Speaking of action, the 80-year-old Ford obviously can’t do much stunt work nowadays, requiring computer wizardry to do the heavy lifting. It’s too bad the majority of sequences are so cartoonishly over-the-top and confusingly framed. Despite all the carnage on display (including during the intro, a horse chase through an NYC parade, and a frantic tuk-tuk pursuit through a Tangiers market), they’re often weightless, chaotic, and lacking the rhythm that Spielberg’s direction lent them, barring some amusing visual gags that remain a series staple. Yet again, “Dial of Destiny” tries to live in the past, altering reality to present scenarios that would likely have worked better in the animation medium altogether.
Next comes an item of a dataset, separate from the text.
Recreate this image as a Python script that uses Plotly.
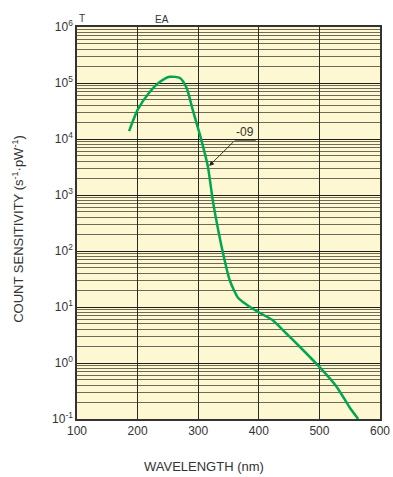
import plotly.graph_objects as go

# Spectral response curve (wavelength in nm, count sensitivity in s^-1 pW^-1)
wavelength = [186, 200, 220, 237, 253, 270, 281, 291, 303, 316, 324, 333,
              341, 352, 366, 380, 402, 422, 445, 468, 500, 529, 550, 564]
sensitivity = [1.38e4, 3.3e4, 6.9e4, 1.05e5, 1.29e5, 1.23e5, 8.1e4, 3.3e4,
               1.17e4, 3.2e3, 8.1e2, 2.37e2, 91, 30, 14.5, 11, 7.8, 5.9, 3.4,
               1.93, 0.85, 0.37, 0.16, 0.1]

x_ticks = [100, 200, 300, 400, 500, 600]
y_exponents = [-1, 0, 1, 2, 3, 4, 5, 6]
y_ticks = [10.0 ** e for e in y_exponents]
y_ticktext = [f"10<sup>{e}</sup>" for e in y_exponents]

curve_label = "-09"

fig = go.Figure()
fig.add_trace(go.Scatter(
    x=wavelength, y=sensitivity, mode="lines",
    line=dict(color="#00a651", width=2.5, shape="spline", smoothing=0.6),
    hoverinfo="skip", showlegend=False,
))

# leader arrow from the curve label to the curve (log axis: y in log10 units)
fig.add_annotation(
    x=318, y=3.52, xref="x", yref="y",
    ax=361, ay=3.98, axref="x", ayref="y",
    text="", showarrow=True, arrowhead=2, arrowsize=1.1, arrowwidth=0.9,
    arrowcolor="#222",
)
fig.add_annotation(
    x=0.555, y=0.71, xref="paper", yref="paper", text=curve_label,
    showarrow=False, font=dict(size=12, color="#333"),
    xanchor="center", yanchor="bottom",
)
fig.add_shape(type="line", xref="paper", yref="paper",
              x0=0.52, x1=0.59, y0=0.71, y1=0.71,
              line=dict(color="#333", width=0.8))

fig.add_annotation(x=0.0, y=1.0, xref="paper", yref="paper", text="T",
                   showarrow=False, font=dict(size=10, color="#333"),
                   xanchor="left", yanchor="bottom", yshift=1)
fig.add_annotation(x=0.28, y=1.0, xref="paper", yref="paper", text="EA",
                   showarrow=False, font=dict(size=10, color="#333"),
                   xanchor="center", yanchor="bottom", yshift=0)

# axis titles
fig.add_annotation(x=0.42, y=-0.122, xref="paper", yref="paper",
                   text="WAVELENGTH (nm)", showarrow=False,
                   font=dict(size=13, color="#333"),
                   xanchor="center", yanchor="middle")
fig.add_annotation(x=-0.195, y=0.485, xref="paper", yref="paper",
                   text="COUNT SENSITIVITY (s<sup>-1</sup>·pW<sup>-1</sup>)",
                   showarrow=False, textangle=-90,
                   font=dict(size=13, color="#333"),
                   xanchor="center", yanchor="middle")

fig.update_xaxes(
    range=[100, 600], tickvals=x_ticks, ticks="", automargin=False,
    showgrid=True, gridcolor="#2a2a2a", gridwidth=1.2,
    showline=True, linecolor="#333", linewidth=1.5, mirror=True,
    zeroline=False, tickfont=dict(size=12, color="#333"),
)
fig.update_yaxes(
    type="log", range=[-1, 6], tickvals=y_ticks, ticktext=y_ticktext, ticks="",
    automargin=False,
    showgrid=True, gridcolor="#1e1e1e", gridwidth=1.3,
    minor=dict(dtick="D1", showgrid=True, gridcolor="#6f6a55", gridwidth=1, ticks=""),
    showline=True, linecolor="#333", linewidth=1.5, mirror=True,
    tickfont=dict(size=12, color="#333"),
)

fig.update_layout(
    width=393, height=477,
    margin=dict(l=77, r=13, t=27, b=58),
    paper_bgcolor="white", plot_bgcolor="#fdf7d2",
    font=dict(family="Liberation Sans, Arial, sans-serif"),
)

fig.write_html("out.html")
It’s a testament to Mangold’s competency and Indy’s sheer likability that “Dial of Destiny” is still an enjoyable watch regardless of issues. John Williams’ score delivers the goods (as always), and Mangold’s stylistic tributes to Spielberg give the film energy even when the story comes up short. Combined with Ford’s exceptional performance and fan service callbacks, “Dial of Destiny” is worth watching, if not something that significantly adds to the adventurer’s legacy.

“”Indiana Jones and the Dial of Destiny” is a 2023 action-adventure directed by James Mangold and starring Harrison Ford, Phoebe Waller-Bridge, Mads Mikkelson, Karen Allen, Antonio Banderas and Boyd Holbrook. It is Rated PG-13 for sequences of violence and action, language and smoking and runs 2 hours, 34 minutes. It opens in theaters June 30. Alex’s Grade: B-.